Sweet shortcrust pastry
  1. Sift together flour, sugar and salt. Grate butter into the flour mixture, using the large hole-side of a box grater. Using your finger tips only, and working very quickly, rub the fat into the flour until the mixture resembles bread crumbs. Set aside.
  2. Lightly beat the egg yolks with the almond extract (if using) and quickly mix into the flour mixture. Keep mixing while dribbling in the water, only adding enough to form a cohesive and slightly sticky dough.
  3. Form the dough into a disc, wrap in cling and refrigerate for at least 30 minutes
Frangipane
  1. Cream butter and sugar together for about a minute or until the mixture is primrose in colour and very fluffy. Scrape down the side of the bowl and add the eggs, one at a time, beating well after each addition. The batter may appear to curdle. In the words of Douglas Adams: Don’t panic. Really. It’ll be fine. After all three are in, pour in the almond extract and mix for about another 30 seconds and scrape down the sides again. With the beaters on, spoon in the ground nuts and the flour. Mix well. The mixture will be soft, keep its slightly curdled look (mostly from the almonds) and retain its pallid yellow colour.
Notes
Kate's Notes: I used commercial almond flour made from unblanched almonds. It didn't affect the texture, and was much easier than making my own. I added the zest of one lemon to my shortcrust pastry, because I love the combination of raspberry and lemon. I happen to have a commercial raspberry jam that I love, but feel free to experiment or use homemade. I also made these in muffin tins -- I cut a circle out of the dough, then rolled the circle even thinner, and trimmed it once in the tins. Put about 2 T of jam in each cup, and 4 raspberries. This was enough to make 12 mini bakewell tarts with leftover frangipane. Once they were cool, I topped them with an icing made from 1 oz. butter, 2.5 oz. powdered sugar and the juice of half a lemon.

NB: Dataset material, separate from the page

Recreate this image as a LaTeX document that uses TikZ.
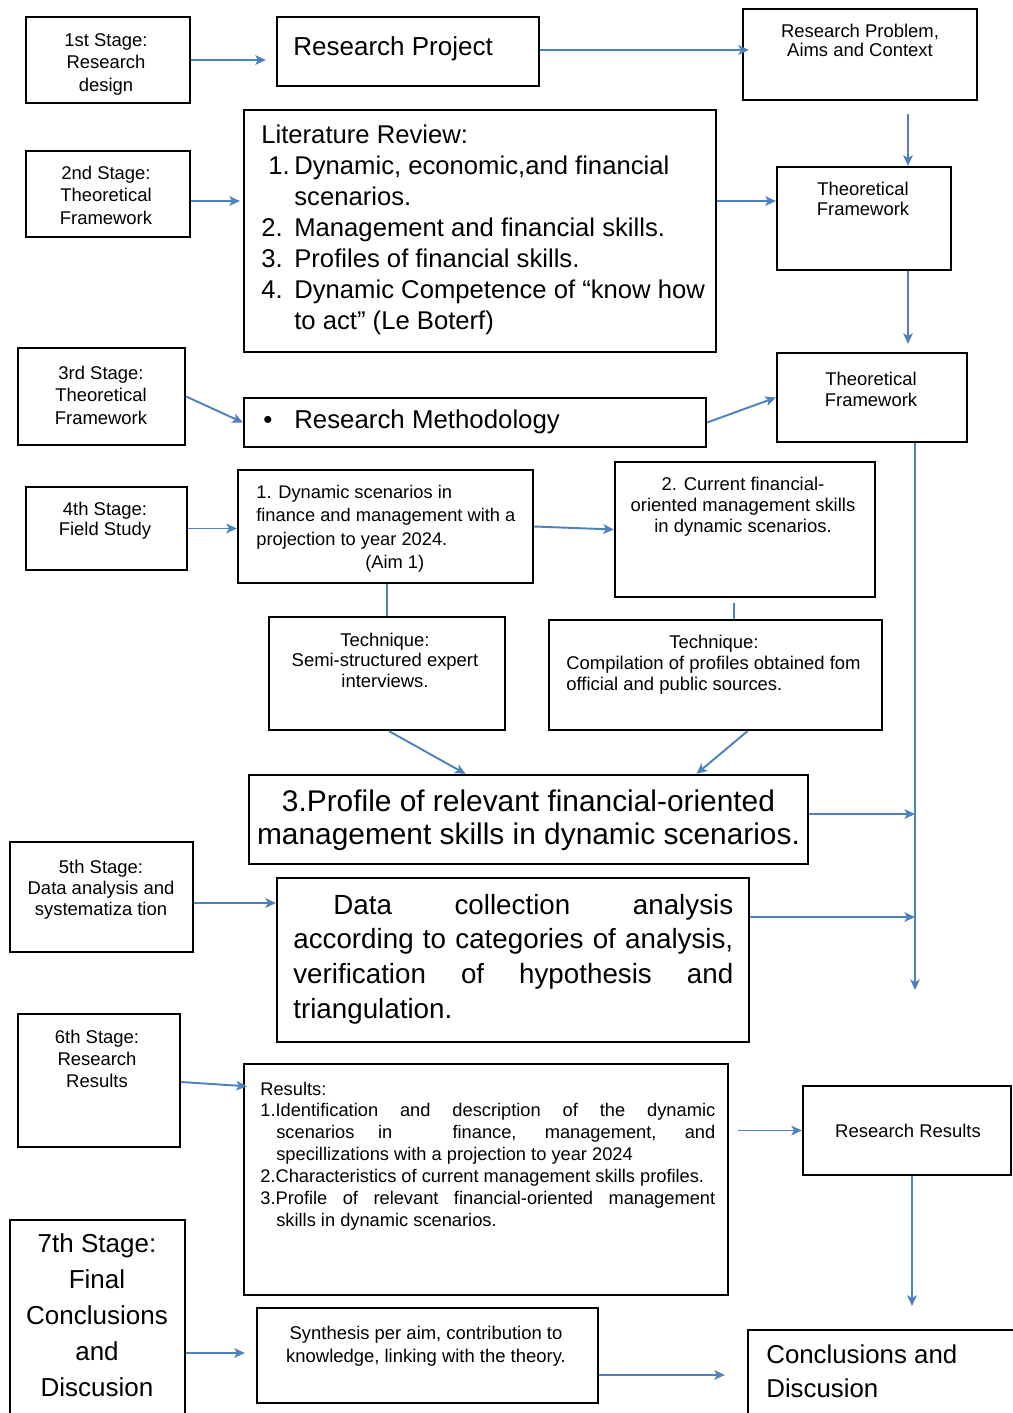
\documentclass[tikz,border=0pt]{standalone}
\usepackage{fontspec}
\setmainfont{Liberation Sans}
\usetikzlibrary{arrows.meta}
\definecolor{arr}{HTML}{4F81BD}
\begin{document}
\begin{tikzpicture}[x=0.02cm, y=-0.02cm,
  box/.style={draw=black, line width=1.3pt, inner sep=0pt},
  conn/.style={draw=arr, line width=1.1pt, -{Stealth[length=6pt,width=5.5pt,inset=1.5pt]}},
  plainline/.style={draw=arr, line width=1.1pt},
  sm/.style={inner sep=0pt, align=center, font=\fontsize{10.5}{12.8}\selectfont},
  lt/.style={inner sep=0pt, align=left}
]
\useasboundingbox (0,0) rectangle (1013,1413);

% ---------- boxes ----------
\node[box, minimum width=3.28cm, minimum height=1.72cm] (s1) at (108,60) {};
\node[box, minimum width=5.24cm, minimum height=1.38cm] (rp) at (408,51.5) {};
\node[box, minimum width=4.68cm, minimum height=1.82cm] (rpac) at (860,54.5) {};
\node[box, minimum width=3.28cm, minimum height=1.72cm] (s2) at (108,194) {};
\node[box, minimum width=9.44cm, minimum height=4.84cm] (lit) at (480,231) {};
\node[box, minimum width=3.48cm, minimum height=2.06cm] (tf1) at (864,218.5) {};
\node[box, minimum width=3.34cm, minimum height=1.94cm] (s3) at (101.5,396.5) {};
\node[box, minimum width=9.24cm, minimum height=0.98cm] (rm) at (475,422.5) {};
\node[box, minimum width=3.80cm, minimum height=1.78cm] (tf2) at (872,397.5) {};
\node[box, minimum width=3.22cm, minimum height=1.66cm] (s4) at (106.5,528.5) {};
\node[box, minimum width=5.90cm, minimum height=2.26cm] (a1) at (385.5,526.5) {};
\node[box, minimum width=5.20cm, minimum height=2.70cm] (a2) at (745,529.5) {};
\node[box, minimum width=4.72cm, minimum height=2.26cm] (t1) at (387,673.5) {};
\node[box, minimum width=6.66cm, minimum height=2.20cm] (t2) at (715.5,675) {};
\node[box, minimum width=11.18cm, minimum height=1.78cm] (prof) at (528.5,819.5) {};
\node[box, minimum width=3.66cm, minimum height=2.20cm] (s5) at (101.5,897) {};
\node[box, minimum width=9.44cm, minimum height=3.28cm] (dc) at (513,960) {};
\node[box, minimum width=3.24cm, minimum height=2.66cm] (s6) at (99,1080.5) {};
\node[box, minimum width=9.68cm, minimum height=4.62cm] (res) at (486,1179.5) {};
\node[box, minimum width=4.16cm, minimum height=1.78cm] (rr) at (907,1130.5) {};
\node[box, minimum width=3.50cm, minimum height=4.20cm] (s7) at (97.5,1325) {};
\node[box, minimum width=6.82cm, minimum height=1.90cm] (syn) at (427.5,1355.5) {};
\node[box, minimum width=5.64cm, minimum height=2.00cm] (cd) at (889,1380) {};

% ---------- texts (base = baseline of last line) ----------
\node[sm, anchor=base] (s1t) at (106,91) {1st Stage:\\Research\\design};
\node[lt, anchor=base west, font=\fontsize{14.8}{18}\selectfont] (rpt) at (293,55) {Research Project};
\node[sm, anchor=base, font=\fontsize{10.5}{10.8}\selectfont] (rpact) at (860,56) {Research Problem,\\Aims and Context};
\node[sm, anchor=base] (s2t) at (106,224) {2nd Stage:\\Theoretical\\Framework};
\node[lt, anchor=base west, font=\fontsize{14.6}{17.6}\selectfont] (litt) at (261,329)
 {Literature Review:\\
  \makebox[0.66cm][l]{\hspace{0.14cm}1.}Dynamic, economic,and financial\\
  \hspace*{0.66cm}scenarios.\\
  \makebox[0.66cm][l]{2.}Management and financial skills.\\
  \makebox[0.66cm][l]{3.}Profiles of financial skills.\\
  \makebox[0.66cm][l]{4.}Dynamic Competence of “know how\\
  \hspace*{0.66cm}to act” (Le Boterf)};
\node[sm, anchor=base, font=\fontsize{10.5}{11.3}\selectfont] (tf1t) at (863,215) {Theoretical\\Framework};
\node[sm, anchor=base] (s3t) at (101,424) {3rd Stage:\\Theoretical\\Framework};
\node[lt, anchor=base west, font=\fontsize{14.7}{17.6}\selectfont] (rmt) at (263,428) {\makebox[0.62cm][l]{\textbullet}Research Methodology};
\node[sm, anchor=base, font=\fontsize{10.5}{11.9}\selectfont] (tf2t) at (871,406) {Theoretical\\Framework};
\node[sm, anchor=base, font=\fontsize{10.5}{11.3}\selectfont] (s4t) at (105,535) {4th Stage:\\Field Study};
\node[lt, anchor=base west, font=\fontsize{10.4}{13.3}\selectfont] (a1t) at (256,568.5)
 {1. Dynamic scenarios in\\finance and management with a\\projection to year 2024.\\\hspace*{2.18cm}(Aim 1)};
\node[sm, anchor=base, font=\fontsize{10.5}{11.9}\selectfont] (a2t) at (743,532) {2. Current financial-\\oriented management skills\\in dynamic scenarios.};
\node[sm, anchor=base, font=\fontsize{10.5}{11.6}\selectfont] (t1t) at (385,687) {Technique:\\Semi-structured expert\\interviews.};
\node[lt, anchor=base west, font=\fontsize{10.5}{11.9}\selectfont] (t2t) at (566,690)
 {\hspace*{2.06cm}Technique:\\Compilation of profiles obtained fom\\official and public sources.};
\node[sm, anchor=base, font=\fontsize{17}{18.7}\selectfont] (proft) at (528.5,844) {3.Profile of relevant financial-oriented\\management skills in dynamic scenarios.};
\node[sm, anchor=base, font=\fontsize{10.5}{11.9}\selectfont] (s5t) at (101,915) {5th Stage:\\Data analysis and\\systematiza tion};
\node[inner sep=0pt, anchor=base west, text width=8.8cm, align=justify, font=\fontsize{15.8}{19.8}\selectfont] (dct) at (293,914)
 {\hspace*{0.8cm}Data collection analysis\linebreak according to categories of analysis,\linebreak verification of hypothesis and\linebreak triangulation.};
\node[sm, anchor=base, font=\fontsize{10.5}{12.5}\selectfont] (s6t) at (97,1087) {6th Stage:\\Research\\Results};
\node[inner sep=0pt, anchor=base west, text width=9.1cm, align=justify, font=\fontsize{10.4}{12.5}\selectfont] (rest) at (260,1095)
 {Results:\par
  \hangindent=0.32cm\hangafter=1 1.Identification and description of the dynamic\linebreak scenarios in\hspace{2em} finance, management, and\linebreak specillizations with a projection to year 2024\par
  \hangindent=0.32cm\hangafter=1 2.Characteristics of current management skills profiles.\par
  \hangindent=0.32cm\hangafter=1 3.Profile of relevant financial-oriented management\linebreak skills in dynamic scenarios.\par};
\node[sm, anchor=base] (rrt) at (908,1137) {Research Results};
\node[sm, anchor=base, font=\fontsize{14.8}{20.4}\selectfont] (s7t) at (97,1396) {7th Stage:\\Final\\Conclusions\\and\\Discusion};
\node[sm, anchor=base, font=\fontsize{10.5}{13}\selectfont] (synt) at (426,1362) {Synthesis per aim, contribution to\\knowledge, linking with the theory.};
\node[lt, anchor=base west, font=\fontsize{14.7}{19.3}\selectfont] (cdt) at (766,1397) {Conclusions and\\Discusion};

% ---------- connectors ----------
\coordinate (vend) at (915,990);
\draw[conn, shorten >=0.2cm] (s1.east) -- (s1.east -| rp.west);
\draw[conn, shorten >=-0.14cm] ([yshift=0.03cm]rp.east) -- ([yshift=0.03cm]rp.east -| rpac.west);
\draw[conn, shorten <=0.26cm] ([xshift=0.96cm]rpac.south) -- ([xshift=0.96cm]rpac.south |- tf1.north);
\draw[conn, shorten >=0.06cm] ([yshift=-0.14cm]s2.east) -- ([yshift=-0.14cm]s2.east -| lit.west);
\draw[conn] ([yshift=0.6cm]lit.east) -- ([yshift=0.6cm]lit.east -| tf1.west);
\draw[conn, shorten >=0.16cm] ([xshift=0.88cm]tf1.south) -- ([xshift=0.88cm]tf1.south |- tf2.north);
\draw[conn] (s3.east) -- (rm.west);
\draw[conn] (rm.east) -- (tf2.west);
\draw[conn] ([xshift=0.86cm]tf2.south) -- (vend);
\draw[conn] (s4.east) -- (s4.east -| a1.west);
\draw[conn] (a1.east) -- (a2.west);
\draw[plainline] ([xshift=0.03cm]a1.south) -- ([xshift=0.03cm]a1.south |- t1.north);
\draw[plainline, shorten <=0.1cm] ([xshift=-0.22cm]a2.south) -- ([xshift=-0.22cm]a2.south |- t2.north);
\draw[conn] ([xshift=0.04cm]t1.south) -- ([xshift=-1.26cm]prof.north);
\draw[conn] ([xshift=0.64cm]t2.south) -- ([xshift=3.36cm]prof.north);
\draw[conn] ([yshift=0.11cm]prof.east) -- ([yshift=0.11cm]prof.east -| vend);
\draw[conn] ([yshift=0.86cm]dc.east) -- ([yshift=0.86cm]dc.east -| vend);
\draw[conn] ([yshift=-0.12cm]s5.east) -- ([yshift=-0.12cm]s5.east -| dc.west);
\draw[conn, shorten >=-0.08cm] ([yshift=-0.03cm]s6.east) -- ([yshift=1.87cm]res.west);
\draw[conn, shorten <=0.18cm] (rr.west -| res.east) -- (rr.west);
\draw[conn, shorten >=0.46cm] ([xshift=0.1cm]rr.south) -- ([xshift=0.1cm]rr.south |- cd.north);
\draw[conn, shorten >=0.22cm] ([yshift=0.05cm]syn.west -| s7.east) -- ([yshift=0.05cm]syn.west);
\draw[conn, shorten >=0.44cm] ([yshift=-0.39cm]syn.east) -- ([yshift=-0.39cm]syn.east -| cd.west);
\end{tikzpicture}
\end{document}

The June Daring Bakers’ challenge was hosted by Jasmine of Confessions of a Cardamom Addict and Annemarie of Ambrosia and Nectar. They chose a Traditional (UK) Bakewell Tart… er… pudding that was inspired by a rich baking history dating back to the 1800′s in England.

Many members of the Daring Bakers had never heard of Bakewell Tarts before, but, thanks to my university days, was familiar with them as jam and almond tarts in a shortcrust pastry. More particularly, I was familiar with these, from Mr. Kipling (the British equivalent of Little Debbie or Hostess):

The recipe Jasmine and Annemarie provided was a far cry from these packaged wonders, with crisp short pastry topped with jam and homemade frangipane, an almond-based cross between cake and custard. Being me, I couldn’t resist tarting up the Bakewell, and making a reference to Mr. Kipling’s classics, so I added fresh raspberries in addition to raspberry jam and a slick of white icing.

I wouldn’t say these were easy to make — I have a generalized fear of rolling — but they weren’t difficult either, and the flavor more than made up for the effort. These are a perfect treat to enjoy with a cup of tea and a good book.